→ EXERCISE DESCRIPTION: Only a number is wanted here: the number of lines of the data that include "image".

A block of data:
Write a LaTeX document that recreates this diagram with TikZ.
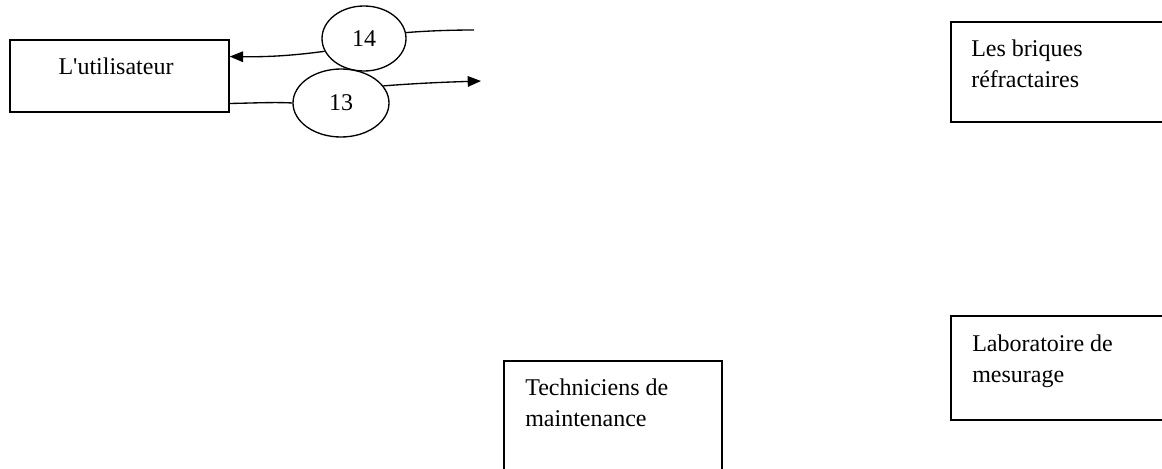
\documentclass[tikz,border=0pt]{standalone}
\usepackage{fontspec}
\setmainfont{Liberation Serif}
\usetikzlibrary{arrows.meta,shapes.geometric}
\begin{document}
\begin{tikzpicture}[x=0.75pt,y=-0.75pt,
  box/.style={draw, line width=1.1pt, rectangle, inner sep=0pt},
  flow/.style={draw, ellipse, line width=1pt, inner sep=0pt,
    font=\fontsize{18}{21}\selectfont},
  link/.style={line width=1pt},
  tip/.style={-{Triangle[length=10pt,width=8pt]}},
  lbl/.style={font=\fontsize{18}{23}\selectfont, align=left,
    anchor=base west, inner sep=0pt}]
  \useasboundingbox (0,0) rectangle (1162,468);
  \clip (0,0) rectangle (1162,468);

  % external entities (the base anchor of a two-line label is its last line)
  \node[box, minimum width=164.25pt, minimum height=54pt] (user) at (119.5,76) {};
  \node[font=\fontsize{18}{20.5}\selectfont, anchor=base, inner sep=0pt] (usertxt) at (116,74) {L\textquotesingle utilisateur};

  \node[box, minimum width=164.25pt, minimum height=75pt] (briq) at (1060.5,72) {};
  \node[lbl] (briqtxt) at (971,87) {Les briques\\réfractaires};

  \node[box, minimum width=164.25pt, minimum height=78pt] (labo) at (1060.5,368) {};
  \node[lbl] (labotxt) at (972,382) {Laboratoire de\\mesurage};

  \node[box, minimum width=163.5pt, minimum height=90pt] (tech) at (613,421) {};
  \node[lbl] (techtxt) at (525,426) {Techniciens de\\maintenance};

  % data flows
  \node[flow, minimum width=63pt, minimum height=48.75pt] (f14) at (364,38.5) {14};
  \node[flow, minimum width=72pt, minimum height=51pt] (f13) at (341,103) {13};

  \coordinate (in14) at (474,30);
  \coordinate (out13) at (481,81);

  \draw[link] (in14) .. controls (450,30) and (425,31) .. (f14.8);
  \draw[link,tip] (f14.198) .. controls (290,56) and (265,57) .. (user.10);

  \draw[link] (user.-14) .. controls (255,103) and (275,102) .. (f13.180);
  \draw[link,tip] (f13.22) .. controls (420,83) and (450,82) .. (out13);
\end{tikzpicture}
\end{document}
--
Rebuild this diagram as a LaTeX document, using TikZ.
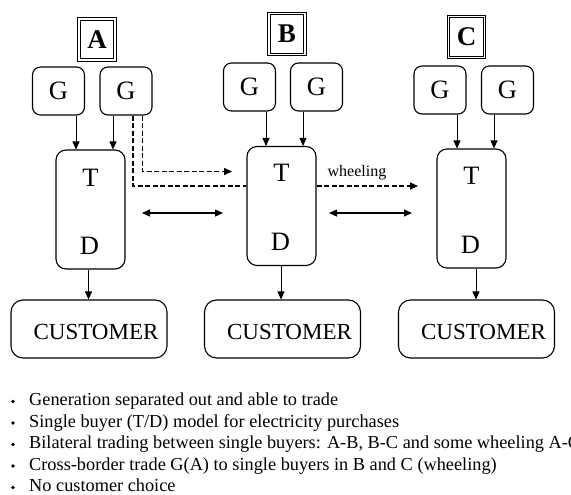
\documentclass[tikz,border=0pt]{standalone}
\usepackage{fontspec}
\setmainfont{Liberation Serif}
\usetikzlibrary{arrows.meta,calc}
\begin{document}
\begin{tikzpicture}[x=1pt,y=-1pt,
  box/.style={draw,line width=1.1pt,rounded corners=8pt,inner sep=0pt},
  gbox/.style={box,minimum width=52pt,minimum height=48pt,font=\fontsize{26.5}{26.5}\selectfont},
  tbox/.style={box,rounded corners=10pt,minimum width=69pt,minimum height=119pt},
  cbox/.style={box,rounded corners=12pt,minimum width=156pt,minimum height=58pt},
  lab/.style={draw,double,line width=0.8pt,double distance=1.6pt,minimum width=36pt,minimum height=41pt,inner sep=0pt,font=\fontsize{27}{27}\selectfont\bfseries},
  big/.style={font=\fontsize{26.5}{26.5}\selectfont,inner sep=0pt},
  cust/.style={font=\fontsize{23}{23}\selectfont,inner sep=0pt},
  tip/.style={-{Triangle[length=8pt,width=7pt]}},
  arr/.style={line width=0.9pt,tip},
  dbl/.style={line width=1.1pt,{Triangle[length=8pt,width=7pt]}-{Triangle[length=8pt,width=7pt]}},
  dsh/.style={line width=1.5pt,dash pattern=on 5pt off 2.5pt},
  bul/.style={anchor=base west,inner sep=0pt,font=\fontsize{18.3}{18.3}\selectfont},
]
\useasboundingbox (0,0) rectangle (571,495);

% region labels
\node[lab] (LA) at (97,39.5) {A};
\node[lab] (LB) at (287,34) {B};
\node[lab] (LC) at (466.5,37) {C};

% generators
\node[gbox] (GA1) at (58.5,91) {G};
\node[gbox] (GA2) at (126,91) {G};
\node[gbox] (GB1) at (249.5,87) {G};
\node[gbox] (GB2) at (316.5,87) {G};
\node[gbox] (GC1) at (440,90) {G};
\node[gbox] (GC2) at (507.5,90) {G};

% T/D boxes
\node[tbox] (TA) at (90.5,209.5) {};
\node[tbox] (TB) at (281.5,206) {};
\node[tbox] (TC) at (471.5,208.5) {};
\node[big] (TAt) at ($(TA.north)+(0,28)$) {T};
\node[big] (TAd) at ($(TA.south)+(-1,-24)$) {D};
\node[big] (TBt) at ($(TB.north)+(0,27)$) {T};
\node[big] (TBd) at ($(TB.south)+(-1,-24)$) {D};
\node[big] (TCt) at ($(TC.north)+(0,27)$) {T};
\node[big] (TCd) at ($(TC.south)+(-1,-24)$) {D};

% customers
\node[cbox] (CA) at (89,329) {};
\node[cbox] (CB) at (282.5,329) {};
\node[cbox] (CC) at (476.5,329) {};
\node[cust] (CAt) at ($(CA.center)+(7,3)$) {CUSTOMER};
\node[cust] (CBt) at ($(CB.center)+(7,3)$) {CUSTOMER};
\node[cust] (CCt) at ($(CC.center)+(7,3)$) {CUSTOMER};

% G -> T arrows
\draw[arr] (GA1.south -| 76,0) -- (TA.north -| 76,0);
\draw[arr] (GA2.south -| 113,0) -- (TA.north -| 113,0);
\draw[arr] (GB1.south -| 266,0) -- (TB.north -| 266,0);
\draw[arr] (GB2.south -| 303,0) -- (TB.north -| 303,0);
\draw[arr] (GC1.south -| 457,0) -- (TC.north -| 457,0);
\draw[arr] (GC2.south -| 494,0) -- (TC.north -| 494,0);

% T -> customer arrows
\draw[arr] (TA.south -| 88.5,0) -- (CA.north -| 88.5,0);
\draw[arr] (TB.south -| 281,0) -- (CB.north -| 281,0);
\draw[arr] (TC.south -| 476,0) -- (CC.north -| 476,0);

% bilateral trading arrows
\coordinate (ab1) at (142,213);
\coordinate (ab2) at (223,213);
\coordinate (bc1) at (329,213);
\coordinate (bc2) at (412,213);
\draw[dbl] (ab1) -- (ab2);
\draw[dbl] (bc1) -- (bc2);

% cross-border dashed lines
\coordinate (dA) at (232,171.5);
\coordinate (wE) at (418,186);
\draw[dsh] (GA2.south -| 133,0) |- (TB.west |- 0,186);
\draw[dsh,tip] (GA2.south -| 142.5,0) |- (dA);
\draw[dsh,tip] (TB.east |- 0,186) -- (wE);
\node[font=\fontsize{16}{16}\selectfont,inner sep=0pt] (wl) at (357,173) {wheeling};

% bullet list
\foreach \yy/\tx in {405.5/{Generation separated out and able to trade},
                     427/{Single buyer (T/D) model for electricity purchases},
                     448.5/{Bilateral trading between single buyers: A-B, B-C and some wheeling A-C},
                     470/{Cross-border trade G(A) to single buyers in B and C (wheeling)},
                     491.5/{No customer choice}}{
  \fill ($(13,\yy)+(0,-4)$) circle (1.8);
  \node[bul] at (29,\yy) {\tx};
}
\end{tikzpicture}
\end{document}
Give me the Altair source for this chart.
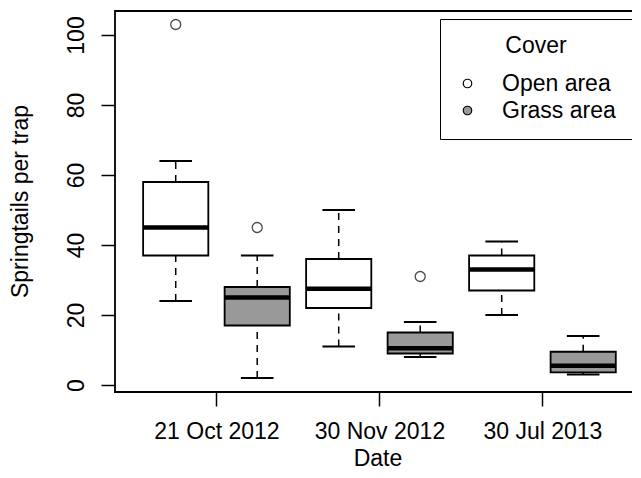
* * *
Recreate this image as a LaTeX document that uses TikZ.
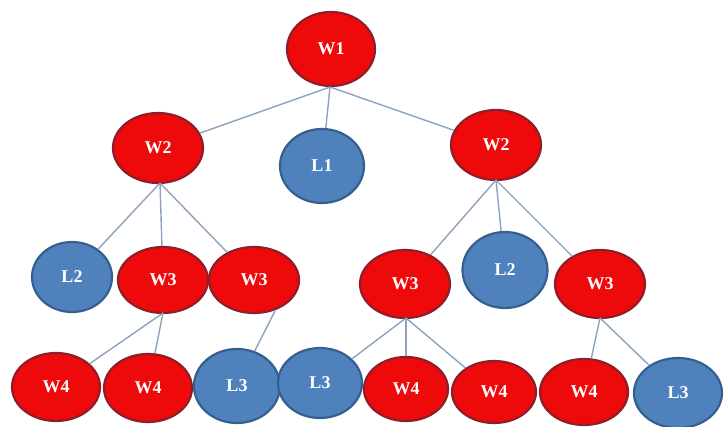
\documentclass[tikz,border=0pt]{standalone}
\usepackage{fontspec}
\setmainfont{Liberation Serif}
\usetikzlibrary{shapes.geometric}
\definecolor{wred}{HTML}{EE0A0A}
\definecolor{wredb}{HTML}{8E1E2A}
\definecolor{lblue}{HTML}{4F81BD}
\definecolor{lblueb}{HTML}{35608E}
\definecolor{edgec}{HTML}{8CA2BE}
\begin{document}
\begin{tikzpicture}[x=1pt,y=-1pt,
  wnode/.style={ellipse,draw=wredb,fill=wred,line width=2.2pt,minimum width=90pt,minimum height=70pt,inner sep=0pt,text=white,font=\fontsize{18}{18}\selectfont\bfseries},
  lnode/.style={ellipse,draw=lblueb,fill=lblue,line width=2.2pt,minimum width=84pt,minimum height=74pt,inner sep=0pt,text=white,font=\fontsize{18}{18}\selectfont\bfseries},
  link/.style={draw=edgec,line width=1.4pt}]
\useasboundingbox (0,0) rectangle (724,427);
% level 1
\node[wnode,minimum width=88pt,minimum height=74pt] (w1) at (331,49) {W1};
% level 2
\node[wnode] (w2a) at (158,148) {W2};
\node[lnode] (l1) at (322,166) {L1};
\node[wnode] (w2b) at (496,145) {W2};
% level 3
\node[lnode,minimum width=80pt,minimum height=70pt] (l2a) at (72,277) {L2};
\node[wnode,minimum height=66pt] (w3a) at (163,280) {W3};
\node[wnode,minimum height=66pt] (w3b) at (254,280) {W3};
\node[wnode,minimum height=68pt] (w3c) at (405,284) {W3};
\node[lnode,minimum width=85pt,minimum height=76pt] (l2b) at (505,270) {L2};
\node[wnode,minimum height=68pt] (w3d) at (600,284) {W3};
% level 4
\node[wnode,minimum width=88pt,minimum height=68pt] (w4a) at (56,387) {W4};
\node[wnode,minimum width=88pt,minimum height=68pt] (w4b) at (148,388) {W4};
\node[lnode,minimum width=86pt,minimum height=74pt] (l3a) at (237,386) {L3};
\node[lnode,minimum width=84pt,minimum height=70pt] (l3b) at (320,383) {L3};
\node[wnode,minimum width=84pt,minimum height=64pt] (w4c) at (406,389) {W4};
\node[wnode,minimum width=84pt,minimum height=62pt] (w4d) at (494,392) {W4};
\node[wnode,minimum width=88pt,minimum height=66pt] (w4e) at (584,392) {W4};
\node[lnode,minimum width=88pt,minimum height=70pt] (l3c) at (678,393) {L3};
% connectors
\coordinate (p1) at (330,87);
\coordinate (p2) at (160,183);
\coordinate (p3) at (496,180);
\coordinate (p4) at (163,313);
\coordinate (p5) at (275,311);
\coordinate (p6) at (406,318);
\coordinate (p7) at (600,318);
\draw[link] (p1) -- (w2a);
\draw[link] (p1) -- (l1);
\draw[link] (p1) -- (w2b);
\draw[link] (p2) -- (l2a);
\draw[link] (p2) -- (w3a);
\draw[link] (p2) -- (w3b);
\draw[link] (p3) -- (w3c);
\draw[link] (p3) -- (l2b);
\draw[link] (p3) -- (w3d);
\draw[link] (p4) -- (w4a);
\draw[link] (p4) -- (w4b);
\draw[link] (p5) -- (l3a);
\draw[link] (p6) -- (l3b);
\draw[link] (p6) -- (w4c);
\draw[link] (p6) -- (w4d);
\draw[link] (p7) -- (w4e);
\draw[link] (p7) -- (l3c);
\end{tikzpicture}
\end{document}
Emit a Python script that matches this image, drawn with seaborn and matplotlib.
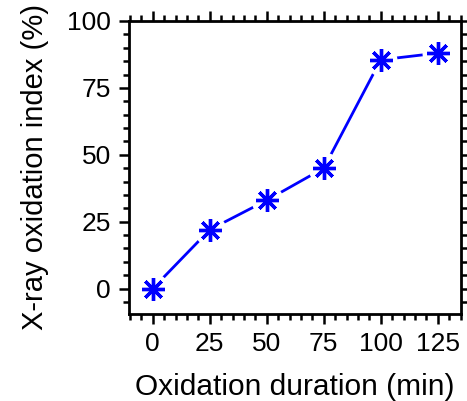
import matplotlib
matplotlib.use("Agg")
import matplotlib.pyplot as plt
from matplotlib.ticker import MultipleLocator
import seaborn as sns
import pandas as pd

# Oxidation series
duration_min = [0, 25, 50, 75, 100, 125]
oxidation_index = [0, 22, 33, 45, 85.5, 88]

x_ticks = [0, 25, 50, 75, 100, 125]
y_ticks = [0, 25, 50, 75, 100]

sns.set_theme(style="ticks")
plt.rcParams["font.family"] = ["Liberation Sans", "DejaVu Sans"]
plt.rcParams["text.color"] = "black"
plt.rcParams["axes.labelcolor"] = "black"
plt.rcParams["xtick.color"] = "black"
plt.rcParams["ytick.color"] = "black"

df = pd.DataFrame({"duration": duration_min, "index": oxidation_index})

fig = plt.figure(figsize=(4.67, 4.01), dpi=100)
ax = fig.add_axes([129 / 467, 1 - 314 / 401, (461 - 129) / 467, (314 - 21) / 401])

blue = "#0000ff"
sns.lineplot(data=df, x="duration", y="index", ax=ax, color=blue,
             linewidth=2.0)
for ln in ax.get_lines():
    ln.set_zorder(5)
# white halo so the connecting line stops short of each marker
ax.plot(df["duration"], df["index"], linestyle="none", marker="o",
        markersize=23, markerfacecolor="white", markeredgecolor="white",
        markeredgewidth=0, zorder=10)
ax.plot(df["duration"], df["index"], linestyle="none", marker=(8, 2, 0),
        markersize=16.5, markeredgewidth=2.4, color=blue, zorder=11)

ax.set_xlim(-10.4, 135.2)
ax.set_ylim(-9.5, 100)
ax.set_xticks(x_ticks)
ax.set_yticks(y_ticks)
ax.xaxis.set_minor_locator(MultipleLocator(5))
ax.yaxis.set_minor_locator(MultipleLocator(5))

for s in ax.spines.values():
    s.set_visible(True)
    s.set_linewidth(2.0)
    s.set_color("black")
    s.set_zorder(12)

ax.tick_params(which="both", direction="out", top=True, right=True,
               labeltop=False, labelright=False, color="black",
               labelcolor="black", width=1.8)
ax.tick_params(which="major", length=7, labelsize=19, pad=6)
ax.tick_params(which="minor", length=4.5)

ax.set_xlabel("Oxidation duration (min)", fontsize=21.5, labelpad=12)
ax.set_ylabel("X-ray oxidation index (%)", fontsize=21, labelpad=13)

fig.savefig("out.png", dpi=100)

→ THE RESPONSE: 2